## Problem to solve
Begin with the first line below and retype each line exactly through the line containing "192.2, 190.8, 188.6];". Any pictures are to be left out.

------

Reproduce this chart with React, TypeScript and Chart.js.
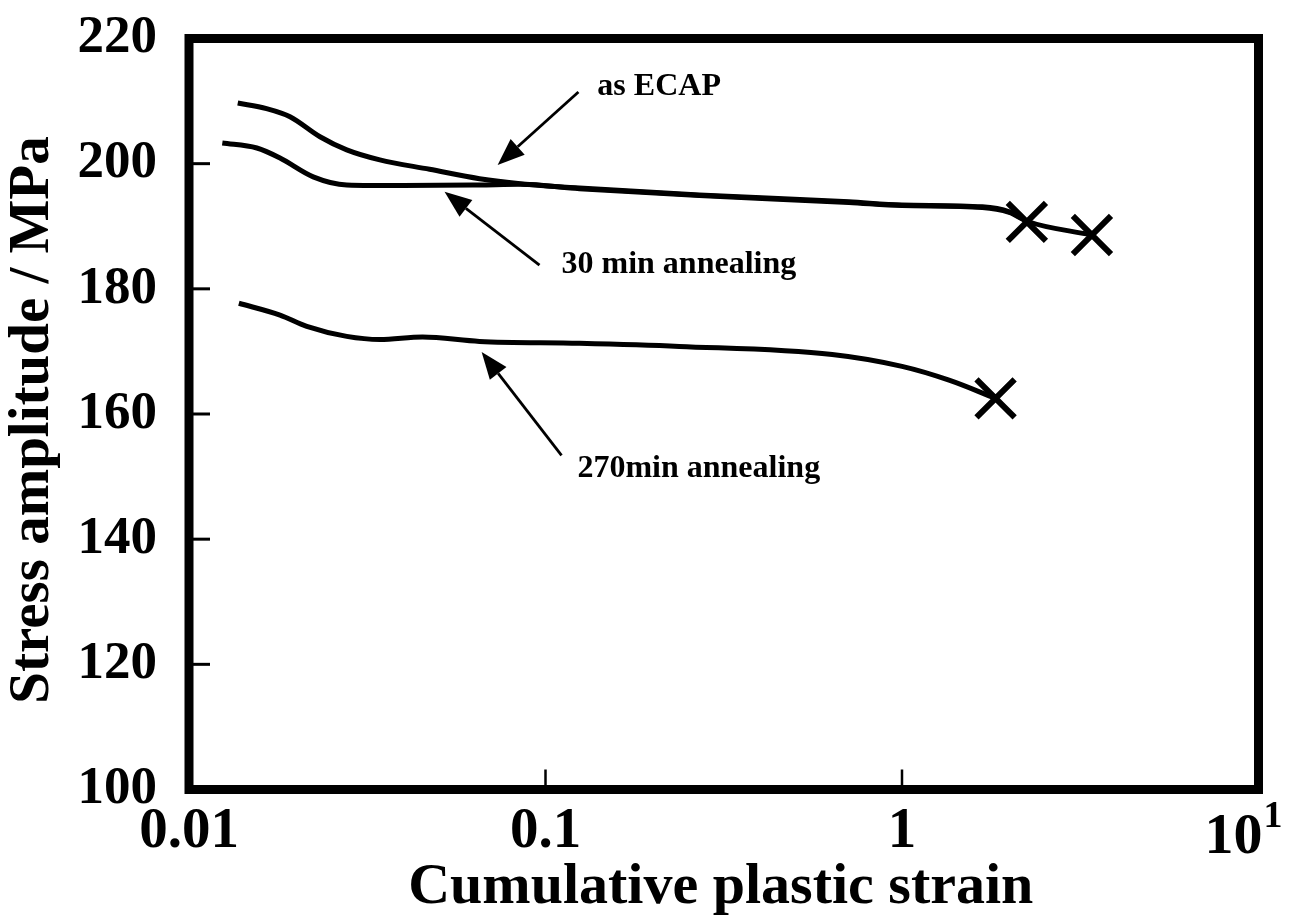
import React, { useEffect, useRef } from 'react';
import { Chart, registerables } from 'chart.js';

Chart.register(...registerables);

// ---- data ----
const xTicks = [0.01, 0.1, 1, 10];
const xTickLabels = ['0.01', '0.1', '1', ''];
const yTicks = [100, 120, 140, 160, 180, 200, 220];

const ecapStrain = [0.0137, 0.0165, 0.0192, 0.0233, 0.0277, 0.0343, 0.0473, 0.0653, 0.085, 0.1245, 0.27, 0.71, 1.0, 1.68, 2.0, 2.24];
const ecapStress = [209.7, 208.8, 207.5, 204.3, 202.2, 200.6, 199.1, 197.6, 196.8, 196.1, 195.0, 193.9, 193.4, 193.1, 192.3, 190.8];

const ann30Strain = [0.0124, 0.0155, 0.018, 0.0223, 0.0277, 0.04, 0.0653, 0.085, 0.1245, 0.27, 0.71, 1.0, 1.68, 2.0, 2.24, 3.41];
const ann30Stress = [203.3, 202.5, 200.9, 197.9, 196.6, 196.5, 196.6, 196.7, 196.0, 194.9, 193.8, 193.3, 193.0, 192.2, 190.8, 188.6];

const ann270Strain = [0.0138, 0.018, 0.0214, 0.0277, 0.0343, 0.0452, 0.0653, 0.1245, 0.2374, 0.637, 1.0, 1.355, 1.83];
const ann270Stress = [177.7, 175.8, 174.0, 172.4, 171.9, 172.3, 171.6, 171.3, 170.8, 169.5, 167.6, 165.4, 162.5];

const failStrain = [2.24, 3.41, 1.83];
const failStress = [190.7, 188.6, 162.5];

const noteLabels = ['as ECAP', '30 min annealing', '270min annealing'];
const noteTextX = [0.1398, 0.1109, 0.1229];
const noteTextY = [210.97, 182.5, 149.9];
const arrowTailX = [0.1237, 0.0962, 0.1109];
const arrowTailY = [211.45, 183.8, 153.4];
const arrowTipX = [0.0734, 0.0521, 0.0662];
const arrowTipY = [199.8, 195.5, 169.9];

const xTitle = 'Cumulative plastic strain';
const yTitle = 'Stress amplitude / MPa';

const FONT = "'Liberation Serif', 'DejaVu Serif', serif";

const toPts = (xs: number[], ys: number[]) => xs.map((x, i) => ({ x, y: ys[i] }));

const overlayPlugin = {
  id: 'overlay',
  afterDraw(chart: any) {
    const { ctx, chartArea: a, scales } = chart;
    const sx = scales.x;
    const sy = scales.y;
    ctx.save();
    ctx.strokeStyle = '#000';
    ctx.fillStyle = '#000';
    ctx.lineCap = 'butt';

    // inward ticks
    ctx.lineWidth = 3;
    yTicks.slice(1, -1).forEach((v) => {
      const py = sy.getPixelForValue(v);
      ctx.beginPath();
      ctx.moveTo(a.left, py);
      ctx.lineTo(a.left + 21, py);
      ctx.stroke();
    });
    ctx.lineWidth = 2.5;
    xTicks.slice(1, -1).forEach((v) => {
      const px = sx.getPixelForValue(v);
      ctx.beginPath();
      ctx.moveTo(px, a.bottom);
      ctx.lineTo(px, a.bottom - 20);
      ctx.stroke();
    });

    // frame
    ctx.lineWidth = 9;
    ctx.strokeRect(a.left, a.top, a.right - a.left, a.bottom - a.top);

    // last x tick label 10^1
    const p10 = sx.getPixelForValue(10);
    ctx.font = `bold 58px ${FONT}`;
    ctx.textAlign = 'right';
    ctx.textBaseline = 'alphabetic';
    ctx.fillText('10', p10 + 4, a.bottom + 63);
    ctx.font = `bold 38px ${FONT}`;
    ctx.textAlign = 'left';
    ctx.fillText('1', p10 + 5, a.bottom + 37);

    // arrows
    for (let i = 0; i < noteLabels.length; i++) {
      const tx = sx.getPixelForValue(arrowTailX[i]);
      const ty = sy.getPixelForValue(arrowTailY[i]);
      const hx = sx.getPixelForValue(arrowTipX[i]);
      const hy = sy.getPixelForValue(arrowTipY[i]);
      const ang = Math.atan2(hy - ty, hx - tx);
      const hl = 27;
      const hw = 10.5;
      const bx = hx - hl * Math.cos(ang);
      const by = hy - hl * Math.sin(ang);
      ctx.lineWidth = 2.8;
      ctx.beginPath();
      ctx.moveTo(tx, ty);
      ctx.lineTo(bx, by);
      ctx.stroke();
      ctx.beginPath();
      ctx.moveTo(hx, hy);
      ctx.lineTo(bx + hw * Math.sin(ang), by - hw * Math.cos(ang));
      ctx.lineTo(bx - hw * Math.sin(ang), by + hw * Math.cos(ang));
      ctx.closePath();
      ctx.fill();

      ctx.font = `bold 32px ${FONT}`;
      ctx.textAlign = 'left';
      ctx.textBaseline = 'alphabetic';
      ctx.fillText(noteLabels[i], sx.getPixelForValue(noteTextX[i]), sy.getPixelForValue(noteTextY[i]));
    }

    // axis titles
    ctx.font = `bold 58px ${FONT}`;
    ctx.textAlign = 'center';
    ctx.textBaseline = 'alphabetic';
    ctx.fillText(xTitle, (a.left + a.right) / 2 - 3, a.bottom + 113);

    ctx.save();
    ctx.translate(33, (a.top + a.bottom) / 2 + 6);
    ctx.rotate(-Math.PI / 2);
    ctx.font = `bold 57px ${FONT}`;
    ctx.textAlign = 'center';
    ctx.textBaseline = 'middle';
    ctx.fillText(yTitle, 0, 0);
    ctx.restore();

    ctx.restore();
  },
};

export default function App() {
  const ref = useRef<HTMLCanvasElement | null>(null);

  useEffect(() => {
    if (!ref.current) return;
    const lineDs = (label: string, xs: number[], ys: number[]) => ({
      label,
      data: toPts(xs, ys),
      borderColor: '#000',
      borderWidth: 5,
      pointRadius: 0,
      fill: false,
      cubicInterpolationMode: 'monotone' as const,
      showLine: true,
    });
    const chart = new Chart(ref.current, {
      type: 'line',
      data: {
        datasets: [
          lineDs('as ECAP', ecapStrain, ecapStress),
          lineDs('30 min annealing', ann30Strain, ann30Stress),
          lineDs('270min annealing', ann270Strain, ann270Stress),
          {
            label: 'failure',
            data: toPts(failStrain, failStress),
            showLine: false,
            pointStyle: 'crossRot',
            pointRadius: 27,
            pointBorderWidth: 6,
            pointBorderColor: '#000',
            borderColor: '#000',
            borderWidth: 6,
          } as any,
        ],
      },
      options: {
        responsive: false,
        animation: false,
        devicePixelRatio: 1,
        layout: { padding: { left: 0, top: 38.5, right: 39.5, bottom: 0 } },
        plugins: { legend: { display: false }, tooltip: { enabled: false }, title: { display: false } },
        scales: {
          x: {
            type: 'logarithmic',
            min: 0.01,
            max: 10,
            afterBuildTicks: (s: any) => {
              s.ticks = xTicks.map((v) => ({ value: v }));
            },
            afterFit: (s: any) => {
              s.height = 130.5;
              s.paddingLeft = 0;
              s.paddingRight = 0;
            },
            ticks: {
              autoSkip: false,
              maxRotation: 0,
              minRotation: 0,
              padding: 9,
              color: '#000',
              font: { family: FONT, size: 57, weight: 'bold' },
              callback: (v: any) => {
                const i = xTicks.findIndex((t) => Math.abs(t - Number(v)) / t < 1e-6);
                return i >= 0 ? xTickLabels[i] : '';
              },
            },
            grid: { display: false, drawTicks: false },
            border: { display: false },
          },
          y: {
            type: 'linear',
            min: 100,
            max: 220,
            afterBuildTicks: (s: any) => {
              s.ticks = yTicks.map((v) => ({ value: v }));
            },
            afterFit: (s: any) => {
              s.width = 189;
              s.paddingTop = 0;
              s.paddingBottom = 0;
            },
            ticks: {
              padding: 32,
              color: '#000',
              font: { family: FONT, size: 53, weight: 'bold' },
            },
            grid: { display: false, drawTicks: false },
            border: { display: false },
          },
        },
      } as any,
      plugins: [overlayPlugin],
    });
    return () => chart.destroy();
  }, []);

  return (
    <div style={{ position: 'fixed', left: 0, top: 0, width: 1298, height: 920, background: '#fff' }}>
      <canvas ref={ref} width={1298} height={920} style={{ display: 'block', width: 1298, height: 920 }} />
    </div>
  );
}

------

## Exercise result
Reproduce this chart with React, TypeScript and Chart.js.
import React, { useEffect, useRef } from 'react';
import { Chart, registerables } from 'chart.js';

Chart.register(...registerables);

// ---- data ----
const xTicks = [0.01, 0.1, 1, 10];
const xTickLabels = ['0.01', '0.1', '1', ''];
const yTicks = [100, 120, 140, 160, 180, 200, 220];

const ecapStrain = [0.0137, 0.0165, 0.0192, 0.0233, 0.0277, 0.0343, 0.0473, 0.0653, 0.085, 0.1245, 0.27, 0.71, 1.0, 1.68, 2.0, 2.24];
const ecapStress = [209.7, 208.8, 207.5, 204.3, 202.2, 200.6, 199.1, 197.6, 196.8, 196.1, 195.0, 193.9, 193.4, 193.1, 192.3, 190.8];

const ann30Strain = [0.0124, 0.0155, 0.018, 0.0223, 0.0277, 0.04, 0.0653, 0.085, 0.1245, 0.27, 0.71, 1.0, 1.68, 2.0, 2.24, 3.41];
const ann30Stress = [203.3, 202.5, 200.9, 197.9, 196.6, 196.5, 196.6, 196.7, 196.0, 194.9, 193.8, 193.3, 193.0, 192.2, 190.8, 188.6];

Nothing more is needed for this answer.